В своем дневнике в один из октябрьских вечеров 1911 года 30-летний Александр Блок записал:
...Безалаберный и милый вечер. Кузьмины-Караваевы, Елизавета Юрьевна читает свои стихи и танцует… Было весело и просто. С молодыми добреешь.
В начале ноября Лиза в присутствии Блока читала свои стихи на ивановской «Башне».
Ты рассек мне грудь и вынул
Сердце – чашу налитую,
Год с тех пор еще не минул —
Я ж столетия тоскую…
10 декабря 1911 года молодые поэты, среди которых находились Елизавета Кузьмина-Караваева, Осип Мандельштам, Владимир и Василий Гиппиусы, Владимир Пяст, собрались в Литературном зале петербургского ресторана «Вена» и заочно избрали Блока Королем русских поэтов. Каждый из присутствовавших написал небольшое стихотворение на открытке, и этот своеобразный «диплом» был послан Блоку по городской почте. Елизавете Кузьминой-Караваевой принадлежали следующие шуточные строки:
Каждый был безумно строг,
Как писал: король – наш Блок…
«Венский» преступив порог,
Мы рекли: король наш – Блок.
И решил премудрый рок,
Что король поэтов – Блок.
Весной 1912 года вышел в свет первый поэтический сборник Елизаветы Кузьминой-Караваевой «Скифские черепки», обложка для которого была выполнена С. Городецким. Скифы считались тогда предками славян – русских и украинцев, – поэтому стихотворения книги рассматривались современниками как своеобразная попытка реконструировать «скифский эпос», найти ход к «заповедной родине».

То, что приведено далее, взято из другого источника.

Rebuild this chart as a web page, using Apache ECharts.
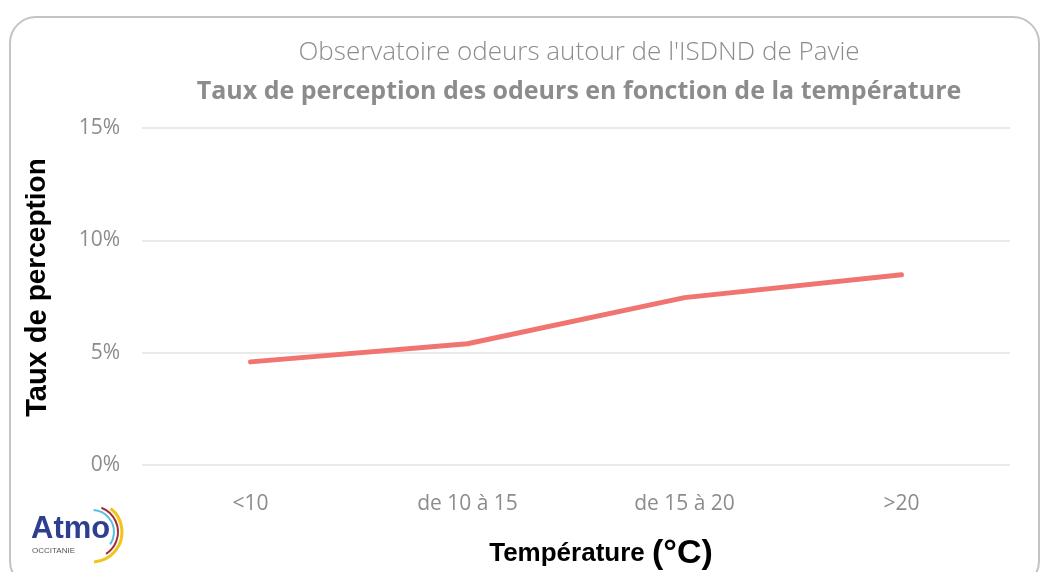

В центре сборника – судьба и переживания скифской девушки, «курганной царевны», оторванной от родины ее же отцом, «владыкой кочевным»: Он в рабство продал меня чужому тирану, / У которого белая, цепкая рука, / Я метаюсь в сетях паука, / Не вернусь, не вернусь, не вернусь я к родному кургану… В этих строчках, по-видимому, невольно отразилось неудачное замужество Кузьминой-Караваевой…
Несмотря на малый тираж – всего 300 экземпляров! – Лиза очень радовалась выходу своей книги и с удовольствием дарила ее всем близким и друзьям.
Скромная книжка вызвала неожиданно большое количество откликов в прессе, в основном благожелательных. Благодаря этой публикации молодая поэтесса, по словам некоторых литературоведов, приобрела известность, утвердив себя в литературном мире Серебряного века.